Records from a dataset:
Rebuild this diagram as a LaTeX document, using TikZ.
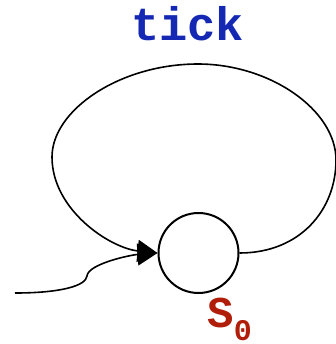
\documentclass[tikz,border=0pt]{standalone}
\usepackage{fontspec}
\setmonofont{Liberation Mono}
\usetikzlibrary{arrows.meta,positioning}
\definecolor{ink}{HTML}{000000}
\definecolor{tickblue}{HTML}{1428B4}
\definecolor{statered}{HTML}{B01E0A}
\tikzset{
  state/.style={draw=ink, circle, line width=1pt, minimum size=40pt, inner sep=0pt},
  trans/.style={-{Triangle[length=10pt,width=11pt]}, line width=0.8pt, draw=ink},
  evlabel/.style={font=\ttfamily\bfseries\fontsize{23.5}{24}\selectfont, text=tickblue, inner sep=0pt},
  stlabel/.style={font=\ttfamily\bfseries, text=statered, inner sep=0pt}
}
\begin{document}
\begin{tikzpicture}[x=0.5pt,y=-0.5pt]
\useasboundingbox (0,0) rectangle (336,344);
\node[state] (s0) at (198.5,253) {};
\coordinate (init) at (15,293);
\node[evlabel, anchor=base] (tick) at (187.5,40) {tick};
\node[stlabel, anchor=base west] (s0name) at (207,327) {{\fontsize{22}{22}\selectfont S}\raisebox{-6.5pt}{\fontsize{15}{15}\selectfont 0}};
% self loop
\draw[trans] (s0.east) .. controls (300,253) and (336,210) .. (336,160)
  .. controls (336,110) and (270,64) .. (198,64)
  .. controls (120,64) and (52,110) .. (52,157)
  .. controls (52,210) and (110,248) .. (s0.west);
% initial arrow
\draw[trans] (init) .. controls (60,293) and (86,286) .. (87,276)
  .. controls (88,264) and (130,255) .. (s0.west);
\end{tikzpicture}
\end{document}
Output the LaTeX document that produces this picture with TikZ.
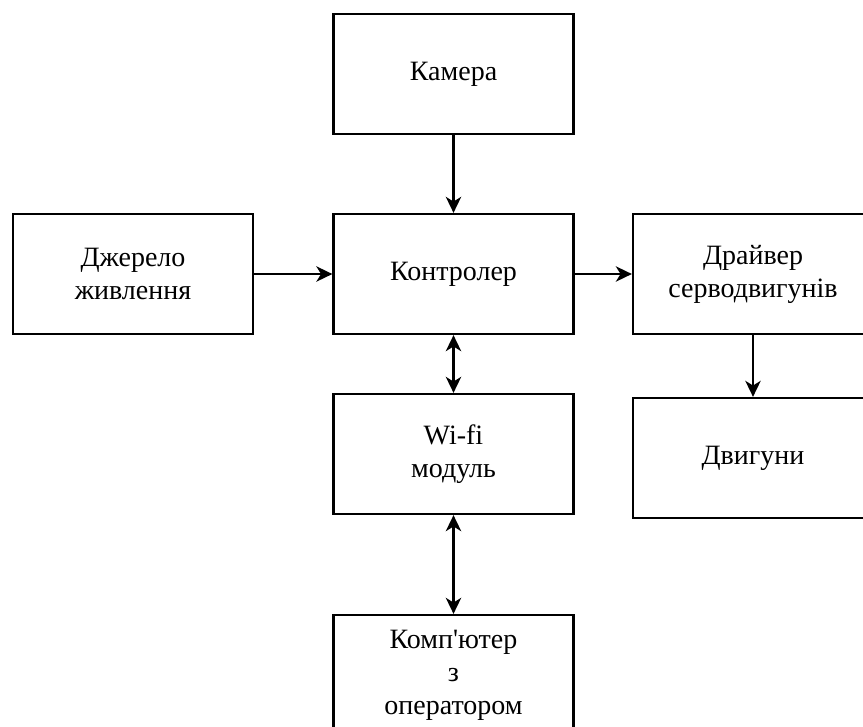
\documentclass[tikz,border=0pt]{standalone}
\usepackage{fontspec}
\setmainfont{Liberation Serif}
\usepackage{xcolor}
\usepackage{tikz}
\usetikzlibrary{arrows.meta, positioning}

\begin{document}
\begin{tikzpicture}[x=0.75pt, y=-0.75pt,
  block/.style={draw, line width=1.7pt, minimum width=180pt, minimum height=90pt,
    align=center, inner sep=0pt, font=\fontsize{21}{24.75}\selectfont},
  link/.style={line width=1.7pt, -{Stealth[length=12pt, width=11.5pt, inset=3.5pt]}},
  duplex/.style={line width=1.7pt, {Stealth[length=12pt, width=11.5pt, inset=3.5pt]}-{Stealth[length=12pt, width=11.5pt, inset=3.5pt]}}]
\useasboundingbox (0,0) rectangle (863,726);
% Blocks
\node[block] (camera) at (453.5, 74) {Камера};
\node[block] (power) at (133, 274) {Джерело\\живлення};
\node[block] (ctrl) at (453.5, 274) {Контролер};
\node[block] (driver) at (753, 274) {Драйвер\\серводвигунів};
\node[block] (wifi) at (453.5, 454) {Wi-fi\\модуль};
\node[block] (motors) at (753, 458) {Двигуни};
\node[block] (pc) at (453.5, 675) {Комп\textquotesingle ютер\\з\\оператором};

% Arrows
\draw[link] (camera) -- (ctrl);
\draw[link] (power) -- (ctrl);
\draw[link] (ctrl) -- (driver);
\draw[link] (driver.south -| motors) -- (motors);
\draw[duplex] (ctrl) -- (wifi);
\draw[duplex] (wifi) -- (pc);
\end{tikzpicture}
\end{document}
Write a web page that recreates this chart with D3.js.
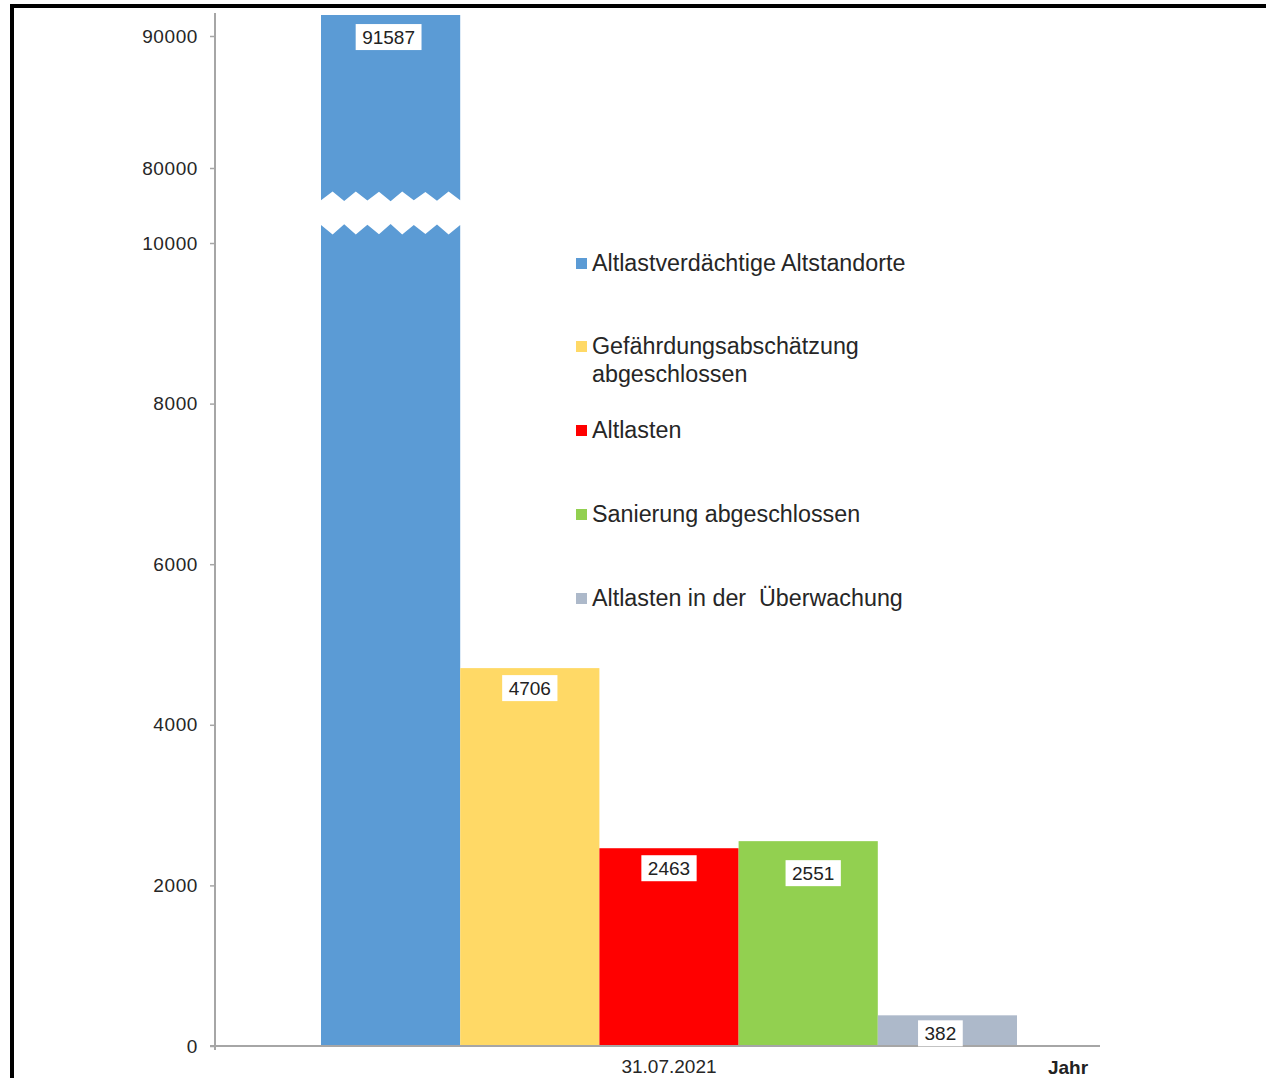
<!DOCTYPE html>
<html>
<head>
<meta charset="utf-8">
<script src="https://cdn.jsdelivr.net/npm/d3@7"></script>
<style>
  html, body { margin: 0; padding: 0; background: #fff; }
  svg { display: block; }
  text { font-family: "Liberation Sans", Arial, sans-serif; }
</style>
</head>
<body>
<svg id="chart" width="1266" height="1078"></svg>
<script>
// ---- data ----
const categories = ["31.07.2021"];
const seriesNames = [
  "Altlastverdächtige Altstandorte",
  "Gefährdungsabschätzung abgeschlossen",
  "Altlasten",
  "Sanierung abgeschlossen",
  "Altlasten in der  Überwachung"
];
const seriesValues = [91587, 4706, 2463, 2551, 382];
const lowerTicks = [0, 2000, 4000, 6000, 8000, 10000];
const upperTicks = [80000, 90000];
const legendLines = [
  ["Altlastverdächtige Altstandorte"],
  ["Gefährdungsabschätzung", "abgeschlossen"],
  ["Altlasten"],
  ["Sanierung abgeschlossen"],
  ["Altlasten in der  Überwachung"]
];
const seriesColors = ["#5B9BD5", "#FFD966", "#FF0000", "#92D050", "#ADB9CA"];
const xAxisTitle = "Jahr";

// label nudges (layout only)
const labelDy = [22, 20, 20, 32, 18];
const labelDx = [-2, 0, 0, 5, -7];

// ---- layout ----
const svg = d3.select("#chart");
const axisColor = "#a6a6a6";
const textColor = "#262626";

const axisX = 215, axisBottom = 1046, axisTop = 13, axisRight = 1100;

const yLow = d3.scaleLinear().domain([0, 10000]).range([1046, 243]);
const yUp = d3.scaleLinear().domain([80000, 90000]).range([168, 36]);
const lowerMaxShown = 10180;
const upperMinShown = 77650;
const yOf = v => v <= lowerMaxShown ? yLow(v) : yUp(v);

const xCat = d3.scaleBand().domain(categories).range([321, 1017]).padding(0);
const xSer = d3.scaleBand().domain(seriesNames).range(xCat.range()).padding(0);

// frame
svg.append("path")
  .attr("d", "M12,1078 L12,6 L1266,6")
  .attr("fill", "none").attr("stroke", "#000").attr("stroke-width", 4);

function zig(x0, x1, yc, amp, flip) {
  const n = 12;
  const pts = [];
  const pattern = [0, 1, 0.3, 1, 0.1, 0.9, 0.4, 1, 0, 0.8, 0.2, 1, 0];
  for (let i = n; i >= 0; i--) {
    const x = x0 + (x1 - x0) * i / n;
    const up = (i % 2 === 0) ? 1 : -1;
    const j = pattern[i] * 0.4 + 0.6;
    pts.push([x, yc + (flip ? -1 : 1) * up * amp * j]);
  }
  return pts;
}

const barsG = svg.append("g");
seriesNames.forEach((name, i) => {
  const v = seriesValues[i];
  const x0 = xSer(name), x1 = x0 + xSer.bandwidth();
  const col = seriesColors[i];
  if (v > lowerMaxShown) {
    const yTop = yUp(v), yCut = yUp(upperMinShown);
    let p = `M${x0},${yTop} L${x1},${yTop} `;
    zig(x0, x1, yCut - 2, 5.5, false).forEach(pt => p += `L${pt[0]},${pt[1]} `);
    barsG.append("path").attr("d", p + "Z").attr("fill", col);
    const yc = yLow(lowerMaxShown);
    let q = `M${x0},${axisBottom} L${x1},${axisBottom} `;
    zig(x0, x1, yc, 6, true).forEach(pt => q += `L${pt[0]},${pt[1]} `);
    barsG.append("path").attr("d", q + "Z").attr("fill", col);
  } else {
    barsG.append("rect")
      .attr("x", x0).attr("y", yLow(v))
      .attr("width", x1 - x0).attr("height", axisBottom - yLow(v))
      .attr("fill", col);
  }
});

// y axes
const fmt = d3.format("d");
const gLow = svg.append("g").attr("transform", `translate(${axisX},0)`)
  .call(d3.axisLeft(yLow).tickValues(lowerTicks).tickFormat(fmt).tickSize(5).tickPadding(12));
const gUp = svg.append("g").attr("transform", `translate(${axisX},0)`)
  .call(d3.axisLeft(yUp).tickValues(upperTicks).tickFormat(fmt).tickSize(5).tickPadding(12));
[gLow, gUp].forEach(g => {
  g.select(".domain").remove();
  g.selectAll(".tick line").attr("stroke", axisColor).attr("stroke-width", 1.5);
  g.selectAll(".tick text")
    .attr("fill", "#262626").style("font-size", "19px").style("letter-spacing", "0.6px")
    .style("font-family", '"Liberation Sans", Arial, sans-serif');
});
svg.append("line").attr("x1", axisX).attr("x2", axisX)
  .attr("y1", axisTop).attr("y2", axisBottom + 4)
  .attr("stroke", axisColor).attr("stroke-width", 2);

// x axis
const gx = svg.append("g").attr("transform", `translate(0,${axisBottom})`)
  .call(d3.axisBottom(xCat).tickSize(0).tickPadding(14));
gx.select(".domain").remove();
gx.selectAll(".tick text").attr("fill", "#262626").style("font-size", "19px")
  .style("font-family", '"Liberation Sans", Arial, sans-serif');
svg.append("line").attr("x1", axisX - 5).attr("x2", axisRight)
  .attr("y1", axisBottom).attr("y2", axisBottom)
  .attr("stroke", axisColor).attr("stroke-width", 2);

svg.append("text").attr("x", 1068).attr("y", 1074)
  .attr("text-anchor", "middle").attr("fill", "#222")
  .style("font-size", "19px").style("font-weight", "bold").text(xAxisTitle);

// data labels
const labG = svg.append("g");
seriesNames.forEach((name, i) => {
  const v = seriesValues[i];
  const cx = xSer(name) + xSer.bandwidth() / 2 + labelDx[i];
  let cy = yOf(v) + labelDy[i];
  const g = labG.append("g");
  const r = g.append("rect").attr("fill", "#fff");
  const t = g.append("text").attr("x", cx).attr("y", cy)
    .attr("text-anchor", "middle").attr("dominant-baseline", "central")
    .attr("fill", "#222").style("font-size", "19px").text(fmt(v));
  const w = t.node().getComputedTextLength() + 13;
  r.attr("x", cx - w / 2).attr("y", cy - 13).attr("width", w).attr("height", 26);
});

// legend
const legendTop = [263, 346, 430, 514, 598];
const legG = svg.append("g");
legendLines.forEach((lines, i) => {
  const y = legendTop[i];
  legG.append("rect").attr("x", 576).attr("y", y - 5).attr("width", 11).attr("height", 11)
    .attr("fill", seriesColors[i]);
  lines.forEach((ln, k) => {
    legG.append("text").attr("x", 592).attr("y", y + k * 28)
      .attr("dominant-baseline", "central")
      .attr("fill", textColor).style("font-size", "23.3px")
      .style("white-space", "pre").attr("xml:space", "preserve").text(ln);
  });
});
</script>
</body>
</html>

* REQUIRED TASK
Lines containing the word "LaTeX" must all be returned from the material above.

* EXERCISE RESPONSE
Rebuild this diagram as a LaTeX document, using TikZ.
Output the LaTeX document that produces this picture with TikZ.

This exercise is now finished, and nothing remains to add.